Note: This article gives the views of the authors, and not the position of the LSE Impact Blog, nor of the London School of Economics. Please review our comments policy if you have any concerns on posting a comment below.
I am in the position of your interviewees as an academic, business owner and research lead for a charity and have found that the impact agenda affords legitimacy and brings integration to my different roles. I wonder if the authors or others have similar or different experience or views of the influence that the impact agenda is having in respect to the issues in this blog?
Thanks Mark for your comment.
Both of us, coming for France and Italy are not so much familiar with the impact agenda / REF in the UK.

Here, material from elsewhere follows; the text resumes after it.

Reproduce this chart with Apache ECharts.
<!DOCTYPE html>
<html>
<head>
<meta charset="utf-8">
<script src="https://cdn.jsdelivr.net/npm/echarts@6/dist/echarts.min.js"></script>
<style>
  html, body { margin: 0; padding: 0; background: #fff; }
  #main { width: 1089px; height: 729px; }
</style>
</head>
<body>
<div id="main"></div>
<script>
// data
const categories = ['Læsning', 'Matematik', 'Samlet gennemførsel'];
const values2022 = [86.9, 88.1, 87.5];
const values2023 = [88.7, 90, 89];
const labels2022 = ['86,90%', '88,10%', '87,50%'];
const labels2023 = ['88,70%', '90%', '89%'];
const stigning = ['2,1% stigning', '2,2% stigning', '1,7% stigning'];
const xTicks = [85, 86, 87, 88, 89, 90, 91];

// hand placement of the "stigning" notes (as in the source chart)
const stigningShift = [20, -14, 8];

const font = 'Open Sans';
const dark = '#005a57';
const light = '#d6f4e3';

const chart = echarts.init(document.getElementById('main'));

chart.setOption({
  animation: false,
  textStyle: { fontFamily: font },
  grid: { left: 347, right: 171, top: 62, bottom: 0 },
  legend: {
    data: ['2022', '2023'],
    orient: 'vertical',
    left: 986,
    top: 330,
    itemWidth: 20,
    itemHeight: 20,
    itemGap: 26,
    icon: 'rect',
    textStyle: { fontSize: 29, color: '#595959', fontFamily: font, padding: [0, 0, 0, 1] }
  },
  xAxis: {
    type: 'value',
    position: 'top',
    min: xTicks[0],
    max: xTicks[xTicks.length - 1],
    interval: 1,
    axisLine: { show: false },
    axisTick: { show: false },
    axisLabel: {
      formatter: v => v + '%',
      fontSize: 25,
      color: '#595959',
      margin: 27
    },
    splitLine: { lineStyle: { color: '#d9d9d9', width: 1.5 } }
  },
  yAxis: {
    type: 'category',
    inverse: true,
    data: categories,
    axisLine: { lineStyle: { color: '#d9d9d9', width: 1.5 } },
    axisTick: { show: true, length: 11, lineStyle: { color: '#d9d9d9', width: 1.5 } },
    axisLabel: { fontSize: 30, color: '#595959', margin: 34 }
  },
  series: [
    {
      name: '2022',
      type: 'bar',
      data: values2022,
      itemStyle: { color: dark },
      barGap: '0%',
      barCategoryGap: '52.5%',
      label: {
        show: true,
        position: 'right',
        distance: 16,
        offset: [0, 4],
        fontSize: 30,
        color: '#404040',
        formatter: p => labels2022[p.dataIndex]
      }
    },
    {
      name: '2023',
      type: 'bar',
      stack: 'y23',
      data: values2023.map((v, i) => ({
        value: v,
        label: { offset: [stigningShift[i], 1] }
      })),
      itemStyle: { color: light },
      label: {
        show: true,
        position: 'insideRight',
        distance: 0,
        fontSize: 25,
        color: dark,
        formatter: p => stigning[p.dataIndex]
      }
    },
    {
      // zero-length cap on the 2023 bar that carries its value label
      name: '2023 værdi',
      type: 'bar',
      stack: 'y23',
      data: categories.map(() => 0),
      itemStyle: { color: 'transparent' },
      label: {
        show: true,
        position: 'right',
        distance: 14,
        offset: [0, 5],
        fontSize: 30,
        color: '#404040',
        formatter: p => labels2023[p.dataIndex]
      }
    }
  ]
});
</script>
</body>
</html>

However, regarding the issue of scholar-practitioners, I think that the impact agenda may have two paradoxical consequences:
– it seems that the REF recognizes to some extent the role of what we called practical application. For instance, a colleague from the UK explained me that while her institution was thinking that seating in boards of directors was a waste of time, with the impact agenda it changed its mind and valued this practice. Given this example, thanks to the impact agenda, people would be more encouraged to span the teaching/research and application boundaries.
– on the other hand, if there is no more (or less) pressure for role separation, they would be no more (or less) role reordering and role interspacing strategies. Only exchanges of knowlege thanks to the scholar-practitioners’ social networks. Furthermore, as we explain at the end of the post, it is by feeling themselves fragile that scholar-practitioners are so much creative. Paradoxically, by giving scholar-practitioners an identity, we may loose some of their benefits for society.
To test these ideas, future research could do a before/after study to see how the impact agenda has changed the strategies of scholar-practitioners as well as their creativity.
Is there something to be said about the time dimension? I am a CEO and a Prof, My research is future oriented (as a Professor). My business is present oriented (as CEO). I often feel like I am penalised for living in the present [by academia) and living in the future (by practice).